Críticas AdoroCinema
4,0
Muito bom
Olho Nu

Olho carinhoso

por Renato Hermsdorff

Sobre – e com – o ator/ cantor Ney Matogrosso, Olho Nu não é um documentário tradicional. Para o bem e para o mal. Para o mal no sentido de que, quem for ao cinema sem noção nenhuma (difícil) da vida e carreira do artista, provavelmente vai sair da sala sabendo tanto quanto como entrou. Não espere um tom jornalístico, uma linearidade, uma cronologia ou sequer depoimentos dos amigos de Ney.

Porém, quem teve o mínimo contato com a obra do artista deduz que Ney nunca foi linear. Portanto, ainda bem que o filme de Joel Pizzini não é assim. Com um personagem conhecido pela subversão, o diretor opta por fazer um filme nessa linha estética.

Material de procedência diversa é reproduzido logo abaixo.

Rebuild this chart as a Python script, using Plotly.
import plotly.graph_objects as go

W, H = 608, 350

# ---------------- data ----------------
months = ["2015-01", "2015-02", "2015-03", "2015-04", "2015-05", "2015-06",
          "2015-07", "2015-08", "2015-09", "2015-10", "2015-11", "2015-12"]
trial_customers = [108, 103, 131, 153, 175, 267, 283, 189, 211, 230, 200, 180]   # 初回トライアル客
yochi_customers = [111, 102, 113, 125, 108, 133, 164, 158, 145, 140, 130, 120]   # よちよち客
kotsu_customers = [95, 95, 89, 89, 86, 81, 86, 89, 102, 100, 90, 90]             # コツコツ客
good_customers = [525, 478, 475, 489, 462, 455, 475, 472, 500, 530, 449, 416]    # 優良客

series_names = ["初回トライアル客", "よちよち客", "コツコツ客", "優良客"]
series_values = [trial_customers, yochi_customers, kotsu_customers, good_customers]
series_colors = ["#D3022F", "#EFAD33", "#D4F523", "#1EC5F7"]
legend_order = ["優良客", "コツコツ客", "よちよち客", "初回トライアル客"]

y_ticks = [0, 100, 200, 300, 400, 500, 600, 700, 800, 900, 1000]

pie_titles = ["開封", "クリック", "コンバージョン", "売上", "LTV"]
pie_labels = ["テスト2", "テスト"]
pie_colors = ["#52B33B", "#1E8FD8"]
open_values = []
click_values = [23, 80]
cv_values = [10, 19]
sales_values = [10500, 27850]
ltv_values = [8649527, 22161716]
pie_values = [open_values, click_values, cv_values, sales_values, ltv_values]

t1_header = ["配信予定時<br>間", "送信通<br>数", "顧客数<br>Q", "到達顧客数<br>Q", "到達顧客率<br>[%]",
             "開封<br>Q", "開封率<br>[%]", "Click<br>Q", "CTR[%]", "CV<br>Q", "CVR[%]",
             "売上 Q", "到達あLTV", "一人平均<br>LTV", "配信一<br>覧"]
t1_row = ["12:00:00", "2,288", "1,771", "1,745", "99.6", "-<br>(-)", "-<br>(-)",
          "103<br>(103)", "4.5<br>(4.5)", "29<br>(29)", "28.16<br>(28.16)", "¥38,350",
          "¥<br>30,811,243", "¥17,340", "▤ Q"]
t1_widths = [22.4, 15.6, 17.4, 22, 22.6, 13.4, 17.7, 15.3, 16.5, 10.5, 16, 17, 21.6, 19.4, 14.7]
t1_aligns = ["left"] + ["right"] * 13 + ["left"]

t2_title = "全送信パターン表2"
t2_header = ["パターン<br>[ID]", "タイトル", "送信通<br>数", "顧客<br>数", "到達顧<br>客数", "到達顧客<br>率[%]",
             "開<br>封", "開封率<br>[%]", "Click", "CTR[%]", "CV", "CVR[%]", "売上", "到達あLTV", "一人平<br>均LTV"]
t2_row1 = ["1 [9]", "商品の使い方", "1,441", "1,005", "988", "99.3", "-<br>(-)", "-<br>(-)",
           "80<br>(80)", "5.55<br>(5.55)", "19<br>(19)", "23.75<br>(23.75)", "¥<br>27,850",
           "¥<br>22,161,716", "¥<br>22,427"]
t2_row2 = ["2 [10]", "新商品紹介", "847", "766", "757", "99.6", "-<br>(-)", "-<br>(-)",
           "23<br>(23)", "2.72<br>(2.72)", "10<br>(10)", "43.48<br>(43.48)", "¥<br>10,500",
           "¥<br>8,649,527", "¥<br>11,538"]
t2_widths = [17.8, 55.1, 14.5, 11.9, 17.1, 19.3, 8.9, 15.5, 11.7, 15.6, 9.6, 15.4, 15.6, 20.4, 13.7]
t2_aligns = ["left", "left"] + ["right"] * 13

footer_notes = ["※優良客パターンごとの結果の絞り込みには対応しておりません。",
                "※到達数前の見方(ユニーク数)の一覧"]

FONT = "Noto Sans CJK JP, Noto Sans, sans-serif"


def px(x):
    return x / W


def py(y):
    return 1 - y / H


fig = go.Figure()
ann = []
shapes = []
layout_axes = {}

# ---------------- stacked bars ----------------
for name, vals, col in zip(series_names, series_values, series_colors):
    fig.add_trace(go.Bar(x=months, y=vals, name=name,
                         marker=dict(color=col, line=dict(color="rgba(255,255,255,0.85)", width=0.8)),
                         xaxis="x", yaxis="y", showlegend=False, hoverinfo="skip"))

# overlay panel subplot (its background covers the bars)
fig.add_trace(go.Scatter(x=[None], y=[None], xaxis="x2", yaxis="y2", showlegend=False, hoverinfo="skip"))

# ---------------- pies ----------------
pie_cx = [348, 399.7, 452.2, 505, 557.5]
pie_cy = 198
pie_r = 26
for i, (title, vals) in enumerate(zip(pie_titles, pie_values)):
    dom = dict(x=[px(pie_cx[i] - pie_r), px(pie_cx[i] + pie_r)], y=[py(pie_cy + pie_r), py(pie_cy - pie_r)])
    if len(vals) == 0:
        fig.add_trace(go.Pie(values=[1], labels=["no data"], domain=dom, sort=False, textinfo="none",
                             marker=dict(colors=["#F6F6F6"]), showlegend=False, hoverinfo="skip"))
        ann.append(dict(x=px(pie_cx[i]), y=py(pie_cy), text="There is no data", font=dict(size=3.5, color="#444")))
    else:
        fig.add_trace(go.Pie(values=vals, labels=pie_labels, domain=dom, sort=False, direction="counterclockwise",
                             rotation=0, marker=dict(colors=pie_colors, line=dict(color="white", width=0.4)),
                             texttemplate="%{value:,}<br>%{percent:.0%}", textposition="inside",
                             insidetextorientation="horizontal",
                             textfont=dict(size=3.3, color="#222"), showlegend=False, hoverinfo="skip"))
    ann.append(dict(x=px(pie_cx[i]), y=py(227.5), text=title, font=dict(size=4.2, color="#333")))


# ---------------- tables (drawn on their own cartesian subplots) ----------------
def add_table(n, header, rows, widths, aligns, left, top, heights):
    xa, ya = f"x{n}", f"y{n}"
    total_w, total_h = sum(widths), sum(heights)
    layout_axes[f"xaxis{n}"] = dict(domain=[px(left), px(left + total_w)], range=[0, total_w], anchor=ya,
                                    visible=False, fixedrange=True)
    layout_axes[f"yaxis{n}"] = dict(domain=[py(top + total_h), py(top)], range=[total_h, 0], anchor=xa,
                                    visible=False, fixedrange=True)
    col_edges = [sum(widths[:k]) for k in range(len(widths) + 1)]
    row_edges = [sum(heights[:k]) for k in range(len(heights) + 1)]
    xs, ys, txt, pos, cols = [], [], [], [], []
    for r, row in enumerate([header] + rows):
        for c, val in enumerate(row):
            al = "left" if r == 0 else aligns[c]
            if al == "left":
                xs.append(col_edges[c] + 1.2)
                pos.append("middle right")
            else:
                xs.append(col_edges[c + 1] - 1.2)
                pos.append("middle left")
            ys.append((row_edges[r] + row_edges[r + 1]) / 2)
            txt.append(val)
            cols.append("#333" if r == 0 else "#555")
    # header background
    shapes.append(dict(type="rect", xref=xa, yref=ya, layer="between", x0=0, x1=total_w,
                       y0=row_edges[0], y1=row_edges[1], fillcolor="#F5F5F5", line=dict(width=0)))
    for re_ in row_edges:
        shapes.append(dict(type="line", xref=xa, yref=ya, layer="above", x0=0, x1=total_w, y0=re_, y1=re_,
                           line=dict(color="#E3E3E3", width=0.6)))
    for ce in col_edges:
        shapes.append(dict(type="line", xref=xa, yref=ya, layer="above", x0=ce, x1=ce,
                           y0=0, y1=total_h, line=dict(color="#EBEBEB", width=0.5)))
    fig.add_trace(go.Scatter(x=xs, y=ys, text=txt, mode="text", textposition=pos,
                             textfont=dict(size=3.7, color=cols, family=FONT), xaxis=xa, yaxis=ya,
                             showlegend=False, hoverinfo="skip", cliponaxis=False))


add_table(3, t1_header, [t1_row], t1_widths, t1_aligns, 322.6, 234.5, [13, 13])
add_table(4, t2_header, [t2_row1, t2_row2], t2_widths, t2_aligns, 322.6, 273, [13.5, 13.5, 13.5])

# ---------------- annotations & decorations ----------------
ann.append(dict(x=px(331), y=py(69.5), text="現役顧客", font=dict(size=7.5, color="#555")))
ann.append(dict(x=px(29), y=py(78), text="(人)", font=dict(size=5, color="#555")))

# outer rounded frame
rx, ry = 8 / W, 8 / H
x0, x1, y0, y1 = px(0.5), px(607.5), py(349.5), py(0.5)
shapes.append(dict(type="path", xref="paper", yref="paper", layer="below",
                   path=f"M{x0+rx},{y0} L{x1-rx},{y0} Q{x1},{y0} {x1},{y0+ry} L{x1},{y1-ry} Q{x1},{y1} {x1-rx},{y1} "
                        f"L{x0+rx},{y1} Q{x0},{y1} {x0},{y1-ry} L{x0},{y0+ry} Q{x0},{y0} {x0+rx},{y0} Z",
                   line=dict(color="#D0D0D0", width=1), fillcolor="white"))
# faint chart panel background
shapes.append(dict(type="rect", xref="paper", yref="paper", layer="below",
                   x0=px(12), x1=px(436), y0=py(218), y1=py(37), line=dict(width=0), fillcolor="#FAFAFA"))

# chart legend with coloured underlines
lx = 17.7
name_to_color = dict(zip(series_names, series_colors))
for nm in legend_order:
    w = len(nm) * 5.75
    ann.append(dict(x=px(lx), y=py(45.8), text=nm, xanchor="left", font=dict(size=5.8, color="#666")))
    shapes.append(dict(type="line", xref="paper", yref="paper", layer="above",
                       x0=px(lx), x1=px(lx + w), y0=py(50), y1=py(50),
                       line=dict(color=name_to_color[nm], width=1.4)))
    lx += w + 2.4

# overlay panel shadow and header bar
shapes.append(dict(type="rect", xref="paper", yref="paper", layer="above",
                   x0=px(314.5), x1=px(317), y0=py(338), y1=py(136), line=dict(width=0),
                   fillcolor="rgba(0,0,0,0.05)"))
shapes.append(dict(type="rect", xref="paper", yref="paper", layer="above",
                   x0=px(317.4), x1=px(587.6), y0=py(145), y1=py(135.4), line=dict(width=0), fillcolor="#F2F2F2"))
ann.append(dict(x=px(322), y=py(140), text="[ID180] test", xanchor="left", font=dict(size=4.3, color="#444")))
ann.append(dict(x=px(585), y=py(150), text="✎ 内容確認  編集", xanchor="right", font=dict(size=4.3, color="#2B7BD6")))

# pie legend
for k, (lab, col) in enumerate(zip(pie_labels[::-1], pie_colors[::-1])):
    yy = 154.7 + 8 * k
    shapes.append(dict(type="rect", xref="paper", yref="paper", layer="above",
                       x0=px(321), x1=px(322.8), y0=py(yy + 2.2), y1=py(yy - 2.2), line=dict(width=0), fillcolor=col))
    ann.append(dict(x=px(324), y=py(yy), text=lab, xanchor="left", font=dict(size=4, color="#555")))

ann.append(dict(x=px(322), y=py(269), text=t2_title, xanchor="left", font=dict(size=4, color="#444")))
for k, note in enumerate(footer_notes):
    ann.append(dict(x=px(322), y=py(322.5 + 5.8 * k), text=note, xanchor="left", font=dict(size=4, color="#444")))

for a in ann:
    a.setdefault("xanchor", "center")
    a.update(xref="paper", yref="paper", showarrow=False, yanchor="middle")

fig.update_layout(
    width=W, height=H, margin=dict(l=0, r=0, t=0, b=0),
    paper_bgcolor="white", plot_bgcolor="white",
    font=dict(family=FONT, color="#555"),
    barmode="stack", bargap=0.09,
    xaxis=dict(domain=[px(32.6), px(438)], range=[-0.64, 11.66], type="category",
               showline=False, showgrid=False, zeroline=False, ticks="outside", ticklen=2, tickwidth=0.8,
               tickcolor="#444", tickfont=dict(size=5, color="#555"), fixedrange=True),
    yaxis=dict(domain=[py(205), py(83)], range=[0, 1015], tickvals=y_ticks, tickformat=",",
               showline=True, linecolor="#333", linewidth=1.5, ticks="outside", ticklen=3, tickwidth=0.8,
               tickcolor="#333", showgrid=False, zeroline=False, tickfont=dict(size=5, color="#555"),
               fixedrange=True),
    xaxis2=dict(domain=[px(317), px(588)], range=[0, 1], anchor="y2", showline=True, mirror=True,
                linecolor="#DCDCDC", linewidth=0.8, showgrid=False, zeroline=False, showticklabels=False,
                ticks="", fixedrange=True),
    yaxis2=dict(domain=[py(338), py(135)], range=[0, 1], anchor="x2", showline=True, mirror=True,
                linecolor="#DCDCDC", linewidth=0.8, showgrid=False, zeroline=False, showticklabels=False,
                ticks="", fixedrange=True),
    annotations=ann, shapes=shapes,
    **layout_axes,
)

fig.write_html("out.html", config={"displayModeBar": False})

O projeto foi concebido inicialmente para a TV, a partir de cerca de 300 horas de imagens do acervo do cantor, que é coprodutor da obra. E, temendo o risco da nostalgia, Pizzini resolveu filmar umas outras tantas 200 horas, sobretudo na terra natal de Ney Matogrosso, Bela Vista, no Matogrosso do Sul; no sítio do cantor, em Saquarema; e no apartamento onde ele mora. Ponto para a direção.

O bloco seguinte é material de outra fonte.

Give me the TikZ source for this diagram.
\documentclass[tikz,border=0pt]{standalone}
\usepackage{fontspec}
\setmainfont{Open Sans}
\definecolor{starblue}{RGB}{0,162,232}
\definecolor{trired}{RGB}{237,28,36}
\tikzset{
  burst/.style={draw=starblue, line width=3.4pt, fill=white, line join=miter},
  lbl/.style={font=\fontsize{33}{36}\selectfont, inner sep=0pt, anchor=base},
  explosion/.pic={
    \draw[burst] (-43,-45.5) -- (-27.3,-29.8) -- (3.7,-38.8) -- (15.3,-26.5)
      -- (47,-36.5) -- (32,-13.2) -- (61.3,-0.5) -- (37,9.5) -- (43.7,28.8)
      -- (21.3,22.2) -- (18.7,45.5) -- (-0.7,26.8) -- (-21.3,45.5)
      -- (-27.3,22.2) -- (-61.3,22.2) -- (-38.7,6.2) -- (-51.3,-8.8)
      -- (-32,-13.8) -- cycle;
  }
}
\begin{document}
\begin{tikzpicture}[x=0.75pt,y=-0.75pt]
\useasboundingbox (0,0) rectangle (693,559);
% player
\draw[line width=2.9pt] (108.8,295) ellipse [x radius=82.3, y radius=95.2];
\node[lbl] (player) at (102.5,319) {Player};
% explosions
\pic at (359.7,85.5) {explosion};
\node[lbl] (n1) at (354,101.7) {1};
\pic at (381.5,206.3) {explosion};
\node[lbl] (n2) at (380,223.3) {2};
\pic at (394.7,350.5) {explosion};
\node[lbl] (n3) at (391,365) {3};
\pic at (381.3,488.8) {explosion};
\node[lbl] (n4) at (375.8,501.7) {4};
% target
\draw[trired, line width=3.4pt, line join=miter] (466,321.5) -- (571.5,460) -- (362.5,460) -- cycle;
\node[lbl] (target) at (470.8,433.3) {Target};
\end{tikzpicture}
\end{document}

O resultado é de uma riqueza documental e poética incríveis, da época dos Secos & Molhados, nos anos 1970, à turnê do disco Inclassificáveis, de 2008, incluindo a influência dos cantores de rádio e a descoberta de Brasília, numa viagem musical que contempla trechos de, nada mais, nada menos, que 85 canções ao longo da projeção.

A começar pelas imagens de abertura do longa de 101 minutos, do pouco conhecido curta-metragem experimental de 1988, Caramujo-Flor, do próprio Joel, baseado na obra do poeta Manoel de Barros e que traz Matogrosso como protagonista. Do acervo “novo”, Ney passeia refletido no espelho quebrado no meio da natureza mostrando que o vigor físico – e a presença marcante – que lhe é característico continua intacto mesmo depois dos 70 anos de idade.

Pelo lado afetivo, há gravações (em vídeo) da mãe do cantor que permitem reconstruir sua infância. E (em áudio) do pai, militar, figura cara à personalidade do cantor, seja pelo embate natural entre uma alma contestadora como a do artista com o conservadorismo familiar, seja pela herança da disciplina adotada pelo cantor em seu processo criativo. Assim, é possível chegar a um veredicto (quase) completo da complexidade do retratado/ homenageado.

Sobre Cazuza - é conhecido o relacionamento amoroso entre os cantores -, o autor de exagerado aparece no filme ao lado de Ney, que declara ter “sobrevivido” a uma época em que pessoas com quem se relacionou morreram em decorrência de complicações da AIDS. E quando vestiu um terno, para a turnê de O Pescador de Pérolas, Ney foi acusado de careta (logo ele!). Essas passagens estão no filme.

Mas a obra de Joel Pizzini não aprofunda alguns episódios referentes a outros momentos importantes da vida do cantor, como a experiência com as drogas, sobretudo o consumo de daime, e o quiproquó na saída dos Secos & Molhados. (O diretor se defende dizendo que, para abordar fielmente o primeiro assunto, teria que viajar à Amazônia com o cantor para pesquisar a experiência – fato dificultado por falta de tempo e orçamento. Já sobre a dissidência do grupo musical, ele optou por não polarizar). Essas ausências deixam uma leve sensação de “chapa-branquisse” na saída da sala.

Polêmicas à parte, Olho Nu é um rico filme-ensaio (e não uma cinebiografia tradicional, como definiu o diretor) sobre um dos mais complexos artistas brasileiros da história.